In a speech at the National Press Club in Washington, DC, on July 30, House Education and Labor Committee Chairman George Miller (D-CA) stated his intention to have the U.S. House of Representatives pass a renewal of the No Child Left Behind Act (NCLB) during the month of September. In the following weeks, Chairman Miller and Ranking Member Howard P. “Buck” McKeon (R-CA) released a 435-page draft plan for reauthorizing NCLB and held a marathon hearing that lasted over six hours and allowed over forty witnesses the opportunity to comment on the Miller/McKeon draft. Since then, however, talks on the reauthorization of NCLB have bogged down as Republican lawmakers have grown concerned about what they interpret as a watering down of the law’s accountability provisions.
President Bush tried to inject a sense of urgency into those talks during an October 9 speech in the Rose Garden before a group of civil rights community leaders and advocates for minority and disadvantaged students. At the same time, he underscored his belief that the core principles of NCLB should remain unchanged.
“There can be no compromise on the basic principle: Every child must learn to read and do math at, or above, grade level,” the president said. “And there can be no compromise on the need to hold schools accountable to making sure we achieve that goal. I call on members of Congress to come together to pass bipartisan legislation that will help us achieve this goal. By working together, we can raise standards even higher, expand opportunity for all Americans of all backgrounds, and build a future where no child is left behind.”
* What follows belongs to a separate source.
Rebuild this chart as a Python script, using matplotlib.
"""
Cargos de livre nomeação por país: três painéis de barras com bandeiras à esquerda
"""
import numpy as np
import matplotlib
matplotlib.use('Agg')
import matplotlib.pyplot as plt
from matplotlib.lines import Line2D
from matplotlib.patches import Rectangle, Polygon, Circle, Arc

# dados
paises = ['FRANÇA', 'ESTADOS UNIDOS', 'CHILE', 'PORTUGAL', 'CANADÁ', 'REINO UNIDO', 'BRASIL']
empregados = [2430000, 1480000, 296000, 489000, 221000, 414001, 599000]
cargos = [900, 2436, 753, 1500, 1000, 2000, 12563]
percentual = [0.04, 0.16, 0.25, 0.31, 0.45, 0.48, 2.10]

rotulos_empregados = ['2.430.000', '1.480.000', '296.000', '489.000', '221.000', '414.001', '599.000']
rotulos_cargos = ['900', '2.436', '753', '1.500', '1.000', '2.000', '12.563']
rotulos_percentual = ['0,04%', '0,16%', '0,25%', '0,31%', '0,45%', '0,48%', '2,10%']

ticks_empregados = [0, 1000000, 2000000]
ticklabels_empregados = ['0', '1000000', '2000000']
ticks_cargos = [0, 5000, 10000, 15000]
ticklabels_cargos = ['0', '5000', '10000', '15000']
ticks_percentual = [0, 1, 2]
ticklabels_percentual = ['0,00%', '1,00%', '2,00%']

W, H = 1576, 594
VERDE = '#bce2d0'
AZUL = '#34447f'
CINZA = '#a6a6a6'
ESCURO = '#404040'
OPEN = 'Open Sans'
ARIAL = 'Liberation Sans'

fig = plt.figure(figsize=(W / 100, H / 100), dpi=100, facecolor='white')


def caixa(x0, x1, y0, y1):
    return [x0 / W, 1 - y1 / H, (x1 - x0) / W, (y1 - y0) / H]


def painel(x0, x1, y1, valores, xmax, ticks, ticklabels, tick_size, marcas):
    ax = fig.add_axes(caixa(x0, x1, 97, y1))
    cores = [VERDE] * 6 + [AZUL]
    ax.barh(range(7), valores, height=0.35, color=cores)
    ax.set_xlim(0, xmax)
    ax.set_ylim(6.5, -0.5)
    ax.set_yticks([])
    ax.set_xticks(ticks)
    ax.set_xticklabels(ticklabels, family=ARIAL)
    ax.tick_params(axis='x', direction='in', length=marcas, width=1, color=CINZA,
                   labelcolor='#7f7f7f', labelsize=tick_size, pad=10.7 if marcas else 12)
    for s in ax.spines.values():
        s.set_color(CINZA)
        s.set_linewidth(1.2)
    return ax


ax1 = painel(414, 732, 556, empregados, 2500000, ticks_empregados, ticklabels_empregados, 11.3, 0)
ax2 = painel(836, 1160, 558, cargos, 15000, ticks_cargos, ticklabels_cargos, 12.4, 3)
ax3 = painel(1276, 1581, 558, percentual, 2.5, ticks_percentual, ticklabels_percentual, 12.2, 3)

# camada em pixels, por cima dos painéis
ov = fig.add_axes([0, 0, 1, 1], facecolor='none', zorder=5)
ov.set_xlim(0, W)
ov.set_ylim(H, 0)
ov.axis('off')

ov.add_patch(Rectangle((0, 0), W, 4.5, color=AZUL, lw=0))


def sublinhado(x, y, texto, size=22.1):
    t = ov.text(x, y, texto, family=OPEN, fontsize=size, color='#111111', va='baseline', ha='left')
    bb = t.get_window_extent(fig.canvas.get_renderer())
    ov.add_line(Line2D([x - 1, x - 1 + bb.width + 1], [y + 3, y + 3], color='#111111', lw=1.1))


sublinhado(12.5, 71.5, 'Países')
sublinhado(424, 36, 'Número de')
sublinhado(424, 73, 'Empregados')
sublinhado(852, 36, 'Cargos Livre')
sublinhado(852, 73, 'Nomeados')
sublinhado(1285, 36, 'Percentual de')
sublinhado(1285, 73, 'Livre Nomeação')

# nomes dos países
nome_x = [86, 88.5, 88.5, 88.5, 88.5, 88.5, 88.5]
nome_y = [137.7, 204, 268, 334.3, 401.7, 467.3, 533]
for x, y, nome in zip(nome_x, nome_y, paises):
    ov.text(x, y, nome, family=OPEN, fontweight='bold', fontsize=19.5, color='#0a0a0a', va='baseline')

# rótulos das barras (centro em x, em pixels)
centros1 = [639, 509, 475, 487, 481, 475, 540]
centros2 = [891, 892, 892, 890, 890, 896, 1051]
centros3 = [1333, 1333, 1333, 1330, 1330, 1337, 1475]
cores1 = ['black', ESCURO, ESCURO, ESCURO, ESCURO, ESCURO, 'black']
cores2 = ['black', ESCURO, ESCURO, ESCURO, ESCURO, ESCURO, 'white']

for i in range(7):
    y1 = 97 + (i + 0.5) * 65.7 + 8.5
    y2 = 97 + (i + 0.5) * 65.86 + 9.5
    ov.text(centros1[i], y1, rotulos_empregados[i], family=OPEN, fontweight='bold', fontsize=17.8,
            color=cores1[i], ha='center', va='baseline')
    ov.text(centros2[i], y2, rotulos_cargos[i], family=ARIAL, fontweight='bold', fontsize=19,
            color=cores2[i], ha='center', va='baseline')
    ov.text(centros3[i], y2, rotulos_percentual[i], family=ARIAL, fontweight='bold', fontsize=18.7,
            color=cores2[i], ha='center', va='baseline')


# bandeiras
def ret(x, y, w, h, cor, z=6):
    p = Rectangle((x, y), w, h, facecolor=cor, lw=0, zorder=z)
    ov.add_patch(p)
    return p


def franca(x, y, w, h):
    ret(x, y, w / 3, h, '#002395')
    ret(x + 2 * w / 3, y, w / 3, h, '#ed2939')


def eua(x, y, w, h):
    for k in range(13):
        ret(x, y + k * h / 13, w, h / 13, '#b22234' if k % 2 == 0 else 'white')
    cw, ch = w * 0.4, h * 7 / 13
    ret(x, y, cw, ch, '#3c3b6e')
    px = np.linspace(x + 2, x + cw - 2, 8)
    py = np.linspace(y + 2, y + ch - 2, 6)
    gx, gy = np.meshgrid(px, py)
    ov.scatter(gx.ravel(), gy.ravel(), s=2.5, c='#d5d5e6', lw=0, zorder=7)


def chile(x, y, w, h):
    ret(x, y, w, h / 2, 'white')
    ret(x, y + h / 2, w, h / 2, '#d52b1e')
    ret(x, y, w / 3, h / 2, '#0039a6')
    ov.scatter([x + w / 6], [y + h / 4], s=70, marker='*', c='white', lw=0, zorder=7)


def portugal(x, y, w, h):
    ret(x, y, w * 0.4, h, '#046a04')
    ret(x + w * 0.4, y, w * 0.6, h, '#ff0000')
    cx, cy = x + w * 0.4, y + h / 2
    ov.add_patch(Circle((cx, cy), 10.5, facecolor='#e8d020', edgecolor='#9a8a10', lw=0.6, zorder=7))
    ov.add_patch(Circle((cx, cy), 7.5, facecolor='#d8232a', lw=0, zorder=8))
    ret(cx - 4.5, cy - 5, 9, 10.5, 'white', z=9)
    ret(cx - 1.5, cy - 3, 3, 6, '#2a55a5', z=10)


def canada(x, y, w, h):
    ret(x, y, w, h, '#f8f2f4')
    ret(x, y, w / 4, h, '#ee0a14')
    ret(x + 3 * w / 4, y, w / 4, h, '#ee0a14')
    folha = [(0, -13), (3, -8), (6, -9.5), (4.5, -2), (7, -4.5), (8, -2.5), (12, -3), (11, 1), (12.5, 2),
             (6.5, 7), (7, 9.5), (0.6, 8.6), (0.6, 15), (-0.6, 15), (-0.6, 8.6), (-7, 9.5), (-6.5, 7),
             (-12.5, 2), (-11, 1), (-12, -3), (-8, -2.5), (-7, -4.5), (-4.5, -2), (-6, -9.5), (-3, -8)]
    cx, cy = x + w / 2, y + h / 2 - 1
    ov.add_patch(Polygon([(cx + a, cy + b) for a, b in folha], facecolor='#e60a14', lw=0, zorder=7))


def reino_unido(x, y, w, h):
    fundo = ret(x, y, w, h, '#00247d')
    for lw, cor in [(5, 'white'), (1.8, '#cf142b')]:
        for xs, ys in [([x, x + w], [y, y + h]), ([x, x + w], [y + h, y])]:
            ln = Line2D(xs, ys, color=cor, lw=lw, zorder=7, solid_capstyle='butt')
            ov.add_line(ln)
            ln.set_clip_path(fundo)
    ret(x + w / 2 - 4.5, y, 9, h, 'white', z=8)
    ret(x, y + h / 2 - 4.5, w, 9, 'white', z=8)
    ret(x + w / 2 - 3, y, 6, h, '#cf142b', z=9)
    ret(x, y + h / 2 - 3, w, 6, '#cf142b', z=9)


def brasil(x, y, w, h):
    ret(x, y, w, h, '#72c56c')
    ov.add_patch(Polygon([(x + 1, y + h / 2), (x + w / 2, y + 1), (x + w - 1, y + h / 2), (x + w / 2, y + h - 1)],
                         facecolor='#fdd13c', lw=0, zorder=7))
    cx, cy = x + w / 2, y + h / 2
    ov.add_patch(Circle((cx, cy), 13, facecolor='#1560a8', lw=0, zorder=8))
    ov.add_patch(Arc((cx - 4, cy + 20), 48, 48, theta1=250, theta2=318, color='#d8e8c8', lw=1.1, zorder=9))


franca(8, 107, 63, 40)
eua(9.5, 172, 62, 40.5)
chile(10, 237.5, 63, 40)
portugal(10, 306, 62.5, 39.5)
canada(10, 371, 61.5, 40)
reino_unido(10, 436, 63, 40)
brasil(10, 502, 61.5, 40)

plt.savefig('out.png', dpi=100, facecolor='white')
One of the key disagreements between Republicans and Democrats is whether to allow states greater flexibility in meeting the accountability provisions of the law. Specifically, Chairman Miller would prefer to judge schools on multiple measures, rather than relying solely on a single test as the current law dictates. As included in the draft plan issued last month, states would have the opportunity to consider other measures of progress, such as graduation rates, dropout rates, and improvements in the performance of the lowest- and highest-performing students in the school. Miller would also allow states to include scores from state tests in history and other subjects as additional measures of how schools were performing. However, those scores would only be given a fraction of the weight that math and reading results receive in determining Adequate Yearly Progress.
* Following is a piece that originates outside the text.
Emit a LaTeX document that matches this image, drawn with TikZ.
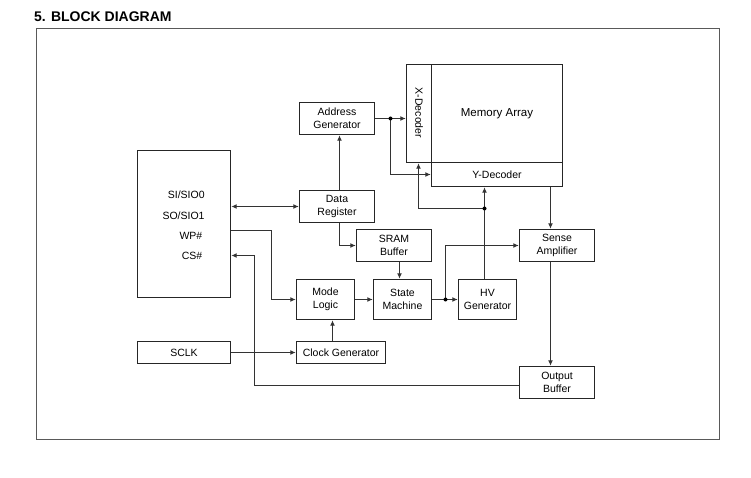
\documentclass[tikz,border=0pt]{standalone}
\usepackage{fontspec}
\setmainfont{Liberation Sans}
\usetikzlibrary{arrows.meta}
\tikzset{
  blk/.style={draw=black!85, line width=1.45pt, inner sep=0pt, align=center,
    font=\fontsize{10.5}{13}\selectfont},
  conn/.style={draw=black!80, line width=1.25pt},
  arr/.style={conn, -{Latex[length=5.5pt,width=5pt]}},
  darr/.style={conn, {Latex[length=5.5pt,width=5pt]}-{Latex[length=5.5pt,width=5pt]}},
  jdot/.style={fill=black, circle, inner sep=0pt, minimum size=4pt},
  pin/.style={anchor=base west, inner sep=0pt, font=\fontsize{10.5}{13}\selectfont}
}
\begin{document}
\begin{tikzpicture}[x=1pt,y=-1pt]
\useasboundingbox[fill=white] (0,0) rectangle (751,478);
% title and frame
\node[anchor=base west, inner sep=0pt, font=\fontsize{14}{16}\bfseries] (title) at (34,22) {5. BLOCK DIAGRAM};
\draw[draw=black!65, line width=1.4pt] (36.5,28.5) rectangle (719.5,439.5);

% blocks
\node[blk, minimum width=93pt, minimum height=147pt] (si) at (184,224) {};
\node[pin] (p1) at (167.7,199) {SI/SIO0};
\node[pin] (p2) at (162.3,219.3) {SO/SIO1};
\node[pin] (p3) at (179.3,239.3) {WP\#};
\node[pin] (p4) at (181.7,259.3) {CS\#};
\node[blk, minimum width=93pt, minimum height=22pt] (sclk) at (184,352.5) {SCLK};
\node[blk, minimum width=75pt, minimum height=32pt] (addr) at (337,118.5) {Address\\Generator};
\node[blk, minimum width=75pt, minimum height=32pt] (dreg) at (337,206.5) {Data\\Register};
\node[blk, minimum width=75pt, minimum height=32pt] (sram) at (394,245.5) {SRAM\\Buffer};
\node[blk, minimum width=58pt, minimum height=40pt] (mode) at (325.5,299.5) {Mode\\Logic};
\node[blk, minimum width=58pt, minimum height=40pt] (sm) at (402.5,299.5) {State\\Machine};
\node[blk, minimum width=58pt, minimum height=40pt] (hv) at (487.5,299.5) {HV\\Generator};
\node[blk, minimum width=89pt, minimum height=22pt] (clk) at (341,352.5) {Clock Generator};
\node[blk, minimum width=25pt, minimum height=98pt] (xdec) at (419,113.5) {};
\node[rotate=-90, inner sep=0pt, font=\fontsize{10.5}{13}\selectfont] (xdect) at (419,113) {X-Decoder};
\node[blk, minimum width=131pt, minimum height=98pt, font=\fontsize{11.5}{14}\selectfont] (mem) at (497,113.5) {Memory Array};
\node[blk, minimum width=131pt, minimum height=24pt] (ydec) at (497,174.5) {Y-Decoder};
\node[blk, minimum width=75pt, minimum height=32pt] (sa) at (557,245.5) {Sense\\Amplifier};
\node[blk, minimum width=75pt, minimum height=32pt] (ob) at (557,382.5) {Output\\Buffer};

% junction and routing coordinates
\coordinate (j1) at (390.5,118.5);
\coordinate (j2) at (484.5,208.5);
\coordinate (j3) at (445.5,299.5);
\coordinate (cy) at (550.5,0);
\coordinate (cd) at (339.5,0);
\coordinate (cs) at (399.5,0);
\coordinate (cc) at (332.5,0);
\coordinate (cx) at (418.5,0);
\coordinate (wp) at (271.5,230.5);
\coordinate (csy) at (254.5,255.5);
\coordinate (oby) at (254.5,385.5);

% connectors
\draw[arr] (addr.east) -- (addr.east -| xdec.west);
\draw[arr] (j1) |- (ydec.west);
\draw[arr] (hv.north -| j2) -- (ydec.south -| j2);
\draw[arr] (j2) -| (xdec.south -| cx);
\draw[arr] (ydec.south -| cy) -- (sa.north -| cy);
\draw[arr] (sa.south -| cy) -- (ob.north -| cy);
\draw[arr] (dreg.north -| cd) -- (addr.south -| cd);
\draw[darr] (si.east |- dreg.west) -- (dreg.west);
\draw[arr] (si.east |- wp) -- (wp) |- (mode.west);
\draw[arr] (ob.west |- oby) -- (oby) -- (csy) -- (si.east |- csy);
\draw[arr] (dreg.south -| cd) |- (sram.west);
\draw[arr] (sram.south -| cs) -- (sm.north -| cs);
\draw[arr] (mode.east) -- (sm.west);
\draw[arr] (sm.east) -- (hv.west);
\draw[arr] (j3) |- (sa.west);
\draw[arr] (sclk.east) -- (clk.west);
\draw[arr] (clk.north -| cc) -- (mode.south -| cc);

% dots
\node[jdot] (d1) at (j1) {};
\node[jdot] (d2) at (j2) {};
\node[jdot] (d3) at (j3) {};
\end{tikzpicture}
\end{document}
“There is a very clear perception in this country that this law is not fair or flexible when it comes to judging students, teachers, or schools,” Miller told the Business Coalition for Student Achievement last month. “You cannot assess the success or failure of a school on one test, on one day.”
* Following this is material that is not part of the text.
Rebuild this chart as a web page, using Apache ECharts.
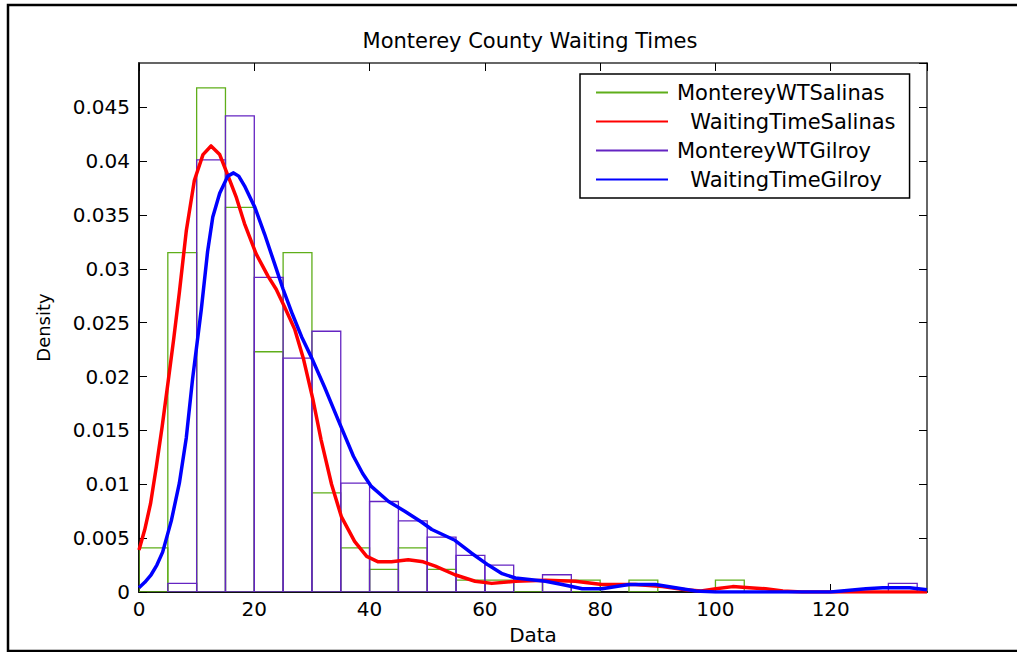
<!DOCTYPE html>
<html>
<head>
<meta charset="utf-8">
<title>Monterey County Waiting Times</title>
<script src="https://cdn.jsdelivr.net/npm/echarts@6.0.0/dist/echarts.min.js"></script>
<style>
  html, body { margin: 0; padding: 0; background: #fff; }
  #chart { width: 1017px; height: 652px; }
</style>
</head>
<body>
<div id="chart"></div>
<script>
// histogram bins (width 5, starting at 0)
var binWidth = 5;
var binStarts = [0, 5, 10, 15, 20, 25, 30, 35, 40, 45, 50, 55, 60, 65, 70, 75, 80, 85, 90, 95, 100, 105, 110, 115, 120, 125, 130];

var salinasHist = [0.0041, 0.0315, 0.0468, 0.0357, 0.0223, 0.0315, 0.0092, 0.0041, 0.0021, 0.0041, 0.0021, 0.0011, 0.0011, 0.0011,
	0.0011, 0.0011, 0, 0.0011, 0, 0, 0.0011, 0, 0, 0, 0, 0, 0];
var gilroyHist = [0, 0.0008, 0.0401, 0.0442, 0.0292, 0.0217, 0.0242, 0.0101, 0.0084, 0.0066, 0.0051, 0.0034, 0.0025, 0,
	0.0016, 0, 0, 0, 0, 0, 0, 0, 0, 0, 0, 0, 0.0008];

// fitted density curves [x, density]
var salinasCurve = [
	[0, 0.0039], [1, 0.0058], [2, 0.0082], [3, 0.0116], [4, 0.0153], [5, 0.0193], [6, 0.0234], [7, 0.0278], [8.2, 0.0335],
	[9.6, 0.0382], [11.1, 0.0406], [12.5, 0.0414], [14, 0.0406], [15.4, 0.0387], [16.9, 0.0366], [18.3, 0.0342],
	[20.3, 0.0314], [22.4, 0.0293], [23.8, 0.0281], [25.3, 0.0264], [27, 0.0244], [28.5, 0.0217], [30.2, 0.0178],
	[31.6, 0.0141], [33.4, 0.0100], [35.1, 0.0070], [37.4, 0.0047], [39.5, 0.0033], [41.5, 0.0028], [43.8, 0.0028],
	[46.7, 0.0030], [49.3, 0.0028], [51.4, 0.0024], [54.8, 0.0016], [58.3, 0.0010], [61.2, 0.0008], [65.3, 0.0010],
	[70.5, 0.0011], [75.7, 0.0010], [80.3, 0.0007], [86.1, 0.0007], [90.8, 0.0005], [94.8, 0.0002], [97.5, 0.0001],
	[100.1, 0.0003], [103, 0.0005], [105.9, 0.0004], [108.7, 0.0003], [111.7, 0.0001], [115, 0], [125, 0], [136.7, 0]
];
var gilroyCurve = [
	[0, 0.0004], [1, 0.0009], [2.1, 0.0016], [3.1, 0.0025], [4.1, 0.0037], [5.6, 0.0066], [7, 0.0101], [8.2, 0.0143],
	[9.3, 0.0198], [10.8, 0.0262], [11.9, 0.0316], [12.8, 0.0348], [14, 0.0370], [15.4, 0.0386], [16.4, 0.0389],
	[17.3, 0.0386], [18.3, 0.0377], [20.1, 0.0357], [21.8, 0.0332], [23.5, 0.0305], [25, 0.0281], [26.6, 0.0258],
	[28.2, 0.0237], [29.9, 0.0218], [32.2, 0.0190], [34.6, 0.0159], [37.2, 0.0126], [38.8, 0.0110], [40.3, 0.0098],
	[43.3, 0.0084], [46.1, 0.0075], [49, 0.0065], [50.8, 0.0058], [54.8, 0.0048], [57.7, 0.0036], [60.6, 0.0025],
	[63, 0.0017], [65.3, 0.0013], [70.5, 0.0010], [73.4, 0.0007], [76.9, 0.0003], [80.3, 0.0003], [85, 0.0007],
	[89.6, 0.0007], [93.1, 0.0004], [96.6, 0.0001], [100, 0], [120, 0], [126.1, 0.0003], [129, 0.0004],
	[133.7, 0.0004], [136.7, 0.0002]
];

var xMax = 136.7;
var yMax = 0.0491;
var font = 'DejaVu Sans';

function histData(values){
	var out = [];
	for(var i = 0; i < binStarts.length; ++i){
		out.push([binStarts[i], values[i]]);
	}
	return out;
}

function histSeries(name, values, color){
	return {
		name : name,
		type : 'custom',
		clip : true,
		z : 2,
		encode : {x : 0, y : 1},
		data : histData(values),
		renderItem : function(params, api){
			var v = api.value(1);
			if(!v){
				return null;
			}
			var x0 = api.value(0);
			var p0 = api.coord([x0, v]);
			var p1 = api.coord([x0 + binWidth, 0]);
			return {
				type : 'rect',
				shape : {x : p0[0], y : p0[1], width : p1[0] - p0[0], height : p1[1] - p0[1]},
				style : {fill : 'none', stroke : color, lineWidth : 1.3}
			};
		}
	};
}

// empty line series, only so the legend shows a thin line for the histograms
function legendLine(name, color){
	return {
		name : name,
		type : 'line',
		data : [],
		symbol : 'none',
		lineStyle : {color : color, width : 1.3},
		itemStyle : {color : color}
	};
}

function curveSeries(name, data, color, z){
	return {
		name : name,
		type : 'line',
		data : data,
		symbol : 'none',
		smooth : false,
		clip : true,
		z : z,
		lineStyle : {color : color, width : 3.5, join : 'round'},
		itemStyle : {color : color}
	};
}

var green = '#5fae1a';
var purple = '#6424c2';

function axisCommon(pos, showLabel, max, interval, width, color){
	return {
		type : 'value',
		position : pos,
		min : 0,
		max : max,
		interval : interval,
		splitLine : {show : false},
		axisLine : {show : true, onZero : false, lineStyle : {color : color, width : width}},
		axisTick : {show : true, inside : true, length : 8, lineStyle : {color : '#000', width : 1}},
		axisLabel : {show : showLabel, showMaxLabel : false, color : '#000', fontSize : 20, fontFamily : font}
	};
}

var xBottom = axisCommon('bottom', true, xMax, 20, 2, '#111');
xBottom.axisLabel.margin = 7;
xBottom.name = 'Data';
xBottom.nameLocation = 'middle';
xBottom.nameGap = 33;
xBottom.nameTextStyle = {color : '#000', fontSize : 20, fontFamily : font};

var yLeft = axisCommon('left', true, yMax, 0.005, 2, '#111');
yLeft.axisLabel.margin = 9;
yLeft.name = 'Density';
yLeft.nameLocation = 'middle';
yLeft.nameGap = 87;
yLeft.nameTextStyle = {color : '#000', fontSize : 18, fontFamily : font};

var option = {
	animation : false,
	backgroundColor : '#fff',
	title : {
		text : 'Monterey County Waiting Times',
		left : 530,
		top : 30,
		padding : 0,
		textAlign : 'center',
		textStyle : {color : '#000', fontSize : 21, fontWeight : 'normal', fontFamily : font}
	},
	legend : {
		orient : 'vertical',
		left : 580,
		top : 74,
		padding : [8, 14, 8, 15],
		itemWidth : 72,
		itemHeight : 14,
		itemGap : 8,
		selectedMode : false,
		backgroundColor : '#fff',
		borderColor : '#000',
		borderWidth : 1.5,
		itemStyle : {opacity : 0},
		data : ['MontereyWTSalinas', 'WaitingTimeSalinas', 'MontereyWTGilroy', 'WaitingTimeGilroy'],
		formatter : function(name){
			return name.indexOf('Waiting') === 0 ? '\u00a0\u00a0' + name : name;
		},
		textStyle : {color : '#000', fontSize : 21, lineHeight : 20, fontFamily : font, padding : [0, 0, 0, 4]}
	},
	grid : {left : 139, right : 90, top : 63, bottom : 60, outerBoundsMode : 'none'},
	xAxis : [xBottom, axisCommon('top', false, xMax, 20, 1.5, '#333')],
	yAxis : [yLeft, axisCommon('right', false, yMax, 0.005, 1.5, '#333')],
	graphic : [{
		type : 'rect',
		silent : true,
		shape : {x : 8, y : 5, width : 1040, height : 646},
		style : {fill : 'none', stroke : '#000', lineWidth : 2.5}
	}],
	series : [
		legendLine('MontereyWTSalinas', green),
		legendLine('MontereyWTGilroy', purple),
		histSeries('MontereyWTSalinas', salinasHist, green),
		curveSeries('WaitingTimeSalinas', salinasCurve, '#ff0000', 3),
		histSeries('MontereyWTGilroy', gilroyHist, purple),
		curveSeries('WaitingTimeGilroy', gilroyCurve, '#0000ff', 4)
	]
};

var chart = echarts.init(document.getElementById('chart'), null, {renderer : 'svg'});
chart.setOption(option);
</script>
</body>
</html>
McKeon, however, has a different take on the multiple measures proposal. “Either you can read or you can’t,” he told Roll Call, a newspaper covering Capitol Hill. “Either you can do simple math or you can’t. The main purpose of No Child Left Behind was to make sure kids can read and do basic math. It’s starting to work.”
According to the Roll Call article, Miller remains hopeful that a bipartisan compromise can be reached but acknowledged that time is running out. He added that he would like to have the bill on the House floor before the end of the year.
In a statement issued after President Bush’s speech, Senate Health, Education, Labor, and Pensions (HELP) Committee Chairman Edward M. Kennedy (D-MA) indicated that he plans to introduce reauthorization language by the end of October, but he did not indicate when it would come before the HELP Committee for its consideration.